Wonky

Obama Seizes On Boehner's Openness To Ending Big Oil's Tax Breaks

President Obama with Sheikh Mohammed bin Zayed Al Nahyan of the United Arab Emirates, Tuesday, April 26, 2011. i i

President Obama with Sheikh Mohammed bin Zayed Al Nahyan of the United Arab Emirates, Tuesday, April 26, 2011. Carolyn Kaster/AP hide caption

itoggle caption Carolyn Kaster/AP
President Obama with Sheikh Mohammed bin Zayed Al Nahyan of the United Arab Emirates, Tuesday, April 26, 2011.

President Obama with Sheikh Mohammed bin Zayed Al Nahyan of the United Arab Emirates, Tuesday, April 26, 2011.

Carolyn Kaster/AP

House Speaker John Boehner opened the door and President Obama has leaped through it.

In an interview with ABC News correspondent Jonathan Karl that aired Monday Boehner, an Ohio Republican, said he was open to considering reducing tax breaks like the depletion allowance received by the nation's largest oil and gas companies.

Boehner said:

"It's certainly something we should be looking at. We're in a time when the federal government's short on revenues. They ought to be paying their fair share."

On Tuesday Obama, who Republicans have blamed for high gas prices, used Boehner's words as a springboard. The president sent a letter to congressional leaders welcoming the speaker's statement and essentially urging Congress's top Republican to put his political clout where his mouth is.

Obama wrote in part:

In fact, in the past CEO's of the major oil companies made it clear that high oil prices provide more than enough profit motive to invest in domestic exploration and production without special tax breaks. As we work together to reduce our deficits, we simply can't afford these wasteful subsidies, and that is why I proposed to eliminate them in my FY11 and FY12 budgets.

I was heartened that Speaker Boehner yesterday expressed openness to eliminating these tax subsidies for the oil and gas industry. Our political system has for too long avoided and ignored this important step, and I hope we can come together in a bipartisan manner to get it done.

When gas prices rise, it's Democrats who typically go after Big Oil, calling for price-gouging and antitrust probes and talking about re-instituting a windfall profits tax.

Republicans typically refrain from such calls to raise oil-industry taxes.
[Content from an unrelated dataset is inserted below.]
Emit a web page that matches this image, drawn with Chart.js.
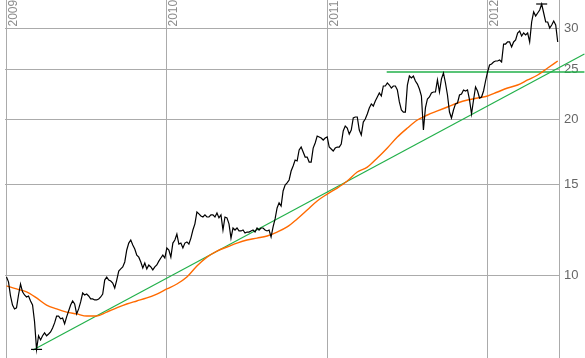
<!DOCTYPE html>
<html><head><meta charset="utf-8">
<script src="https://cdn.jsdelivr.net/npm/chart.js@4.4.1/dist/chart.umd.min.js"></script>
<style>html,body{margin:0;padding:0;background:#fff;overflow:hidden}canvas{display:block}</style>
</head><body>
<canvas id="c" width="585" height="358"></canvas>
<script>
// ---- data ----
const yearTicks = [2009, 2010, 2011, 2012];
const yearLabels = ['2009', '2010', '2011', '2012'];
const priceTicks = [10, 15, 20, 25, 30];

const priceStartYear = 2009;
const priceSamplesPerYear = 80;
const priceValues = [
 9.93, 9.72, 9.13, 8.77, 8.62, 8.66, 9.17, 9.63, 9.30, 9.17,
 9.09, 9.13, 8.93, 8.77, 8.14, 7.20, 7.65, 7.51, 7.65, 7.75,
 7.65, 7.71, 7.78, 7.92, 8.10, 8.35, 8.35, 8.25, 8.28, 8.07,
 8.32, 8.54, 8.77, 8.93, 8.81, 8.43, 8.62, 8.89, 9.25, 9.17,
 9.21, 9.13, 9.01, 9.01, 8.97, 8.97, 9.01, 9.09, 9.21, 9.80,
 9.93, 9.80, 9.76, 9.67, 9.46, 9.80, 10.20, 10.30, 10.39, 10.62,
 11.20, 11.55, 11.71, 11.45, 11.25, 10.95, 10.85, 10.62, 10.34, 10.57,
 10.30, 10.48, 10.39, 10.25, 10.39, 10.48, 10.66, 10.81, 10.95, 10.81,
 11.30, 11.20, 10.85, 11.55, 11.71, 12.02, 11.50, 11.55, 11.30, 11.55,
 11.61, 11.50, 11.81, 12.24, 12.58, 13.26, 13.15, 13.03, 12.97, 13.09,
 12.97, 12.97, 13.09, 13.09, 12.97, 13.20, 12.92, 13.09, 12.24, 12.97,
 12.92, 12.58, 11.81, 12.35, 12.24, 12.35, 12.19, 12.19, 12.24, 12.08,
 12.13, 12.13, 12.19, 12.24, 12.13, 12.35, 12.24, 12.35, 12.35, 12.24,
 12.19, 12.24, 11.87, 12.41, 12.86, 13.50, 13.81, 13.62, 14.56, 14.95,
 15.09, 15.29, 15.91, 16.27, 16.71, 16.64, 17.47, 17.70, 17.31, 16.93,
 16.93, 16.56, 16.56, 17.62, 18.02, 18.59, 18.51, 18.42, 18.26, 18.42,
 18.51, 17.70, 17.55, 17.39, 17.62, 17.70, 17.70, 17.94, 19.01, 19.43,
 19.26, 18.75, 19.09, 20.14, 20.23, 20.23, 19.09, 18.67, 19.78, 20.05,
 20.50, 21.06, 21.44, 21.24, 21.72, 22.11, 22.51, 22.21, 23.22, 23.22,
 23.53, 23.32, 23.01, 23.22, 23.22, 22.81, 21.63, 20.87, 20.68, 20.68,
 23.32, 24.27, 24.06, 24.27, 23.74, 23.42, 22.91, 22.21, 19.09, 21.06,
 21.92, 22.11, 22.51, 22.61, 22.61, 23.85, 22.61, 23.96, 24.60, 23.53,
 22.31, 20.68, 20.14, 20.87, 21.44, 21.53, 22.31, 22.41, 22.81, 22.71,
 22.81, 21.82, 20.50, 21.82, 23.12, 22.71, 22.01, 22.11, 22.71, 23.74,
 24.71, 25.49, 25.60, 25.83, 25.95, 25.95, 26.06, 25.83, 27.98, 27.98,
 28.24, 28.24, 27.62, 28.24, 28.49, 29.39, 29.65, 29.00, 29.39, 29.13,
 29.39, 28.24, 30.86, 32.27, 31.70, 32.12, 32.55, 33.43, 32.12, 30.86,
 30.86, 30.04, 30.45, 31.00, 30.45, 28.24
];

const maStartYear = 2009;
const maSamplesPerYear = 16;
const maValues = [
 9.55, 9.42, 9.30, 9.05, 8.77, 8.62, 8.50, 8.43, 8.35, 8.35,
 8.50, 8.66, 8.81, 8.93, 9.05, 9.21, 9.42, 9.63, 9.93, 10.43,
 10.85, 11.15, 11.35, 11.55, 11.71, 11.81, 11.92, 12.13, 12.41, 12.86,
 13.38, 13.93, 14.36, 14.75, 15.22, 15.84, 16.19, 16.86, 17.63, 18.51,
 19.26, 19.96, 20.41, 20.78, 21.15, 21.53, 21.82, 22.01, 22.21, 22.61,
 23.01, 23.32, 23.85, 24.38, 25.15, 25.95
];

const trendYears = [2009.165, 2012.604];
const trendValues = [7.18, 26.77];
const resistanceYears = [2011.371, 2012.604];
const resistanceValues = [24.71, 24.71];

const xRange = [2008.9907, 2012.4455];
const yRange = [6.93, 34.03];
const markerHalfYears = 0.0343;

// ---- build ----
const pricePts = priceValues.map((v, i) => ({ x: priceStartYear + i / priceSamplesPerYear, y: v }));
const maPts = maValues.map((v, i) => ({ x: maStartYear + i / maSamplesPerYear, y: v }));
const trendPts = trendYears.map((x, i) => ({ x, y: trendValues[i] }));
const resistPts = resistanceYears.map((x, i) => ({ x, y: resistanceValues[i] }));

const lowVal = Math.min(...priceValues), highVal = Math.max(...priceValues);
const lowX = pricePts[priceValues.indexOf(lowVal)].x;
const highX = pricePts[priceValues.indexOf(highVal)].x;
const lowMarker = [{ x: lowX - markerHalfYears, y: lowVal }, { x: lowX + markerHalfYears, y: lowVal }];
const highMarker = [{ x: highX - markerHalfYears, y: highVal }, { x: highX + markerHalfYears, y: highVal }];

const FONT = '"Liberation Sans", Arial, Helvetica, sans-serif';
const GRID = '#ababab';

const yearLabelPlugin = {
  id: 'yearLabels',
  beforeDatasetsDraw(chart) {
    const { ctx } = chart;
    const xs = chart.scales.x;
    ctx.save();
    ctx.fillStyle = '#8c8c8c';
    ctx.font = '12px ' + FONT;
    ctx.textAlign = 'left';
    ctx.textBaseline = 'alphabetic';
    yearTicks.forEach((yr, k) => {
      const px = xs.getPixelForValue(yr);
      ctx.save();
      ctx.translate(px + 10.5, 26.5);
      ctx.rotate(-Math.PI / 2);
      ctx.fillText(yearLabels[k], 0, 0);
      ctx.restore();
    });
    ctx.restore();
  }
};

const lineDs = (data, color, width, order) => ({
  data, borderColor: color, borderWidth: width, pointRadius: 0, pointHoverRadius: 0,
  fill: false, tension: 0, clip: false, order
});

new Chart(document.getElementById('c'), {
  type: 'line',
  data: {
    datasets: [
      lineDs(pricePts, '#000000', 1.2, 0),
      lineDs(lowMarker, '#000000', 1.2, 0),
      lineDs(highMarker, '#000000', 1.2, 0),
      Object.assign(lineDs(maPts, '#ff6a00', 1.4, 1), { cubicInterpolationMode: 'monotone' }),
      lineDs(trendPts, '#22b04a', 1.2, 2),
      lineDs(resistPts, '#22b04a', 1.4, 2)
    ]
  },
  options: {
    responsive: false,
    animation: false,
    devicePixelRatio: 1,
    layout: { padding: { left: 5, right: 0, top: 0, bottom: 0 } },
    plugins: { legend: { display: false }, tooltip: { enabled: false } },
    scales: {
      x: {
        type: 'linear', min: xRange[0], max: xRange[1],
        afterBuildTicks: (s) => { s.ticks = yearTicks.map(v => ({ value: v })); },
        afterFit: (s) => { s.height = 0; s.paddingLeft = 0; s.paddingRight = 0; s.paddingTop = 0; s.paddingBottom = 0; },
        ticks: { display: false },
        grid: { color: GRID, lineWidth: 1, drawTicks: false },
        border: { display: false }
      },
      y: {
        type: 'logarithmic', position: 'right', min: yRange[0], max: yRange[1],
        afterBuildTicks: (s) => { s.ticks = priceTicks.map(v => ({ value: v })); },
        afterFit: (s) => { s.width = 26; s.paddingTop = 0; s.paddingBottom = 0; },
        ticks: {
          color: '#666666', padding: 5, font: { family: FONT, size: 13 },
          callback: (v) => String(v)
        },
        grid: { color: GRID, lineWidth: 1, drawTicks: false },
        border: { display: true, color: GRID, width: 1 }
      }
    }
  },
  plugins: [yearLabelPlugin]
});
</script>
</body></html>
But with many Americans barely recovered from the Great Recession when gas prices began to soar, the political calculus has for Republicans has obviously shifted enough for at least Boehner to appear open to the idea of the largest oil companies paying higher taxes.

The oil industry has criticized the desire to end the depletion allowance and other tax breaks.

John Felmy, chief economist for the American Petroleum Institute, said on Fox Business:

"We're just being singled out as an industry for no good reason. The fact of the matter is the oil industry is nine million Americans working to supply fuel for consumers and it's owned by tens of millions of other Americans...

"... The practical effect of the matter is you're just raising taxes. You can call it whatever you want in Washington but it's raising taxes. We tried this back in the era of Jimmy Carter. It resulted in reduced production, increased imports and then they poured the money down the drain on things that didn't work. So let's not repeat the mistakes of the past."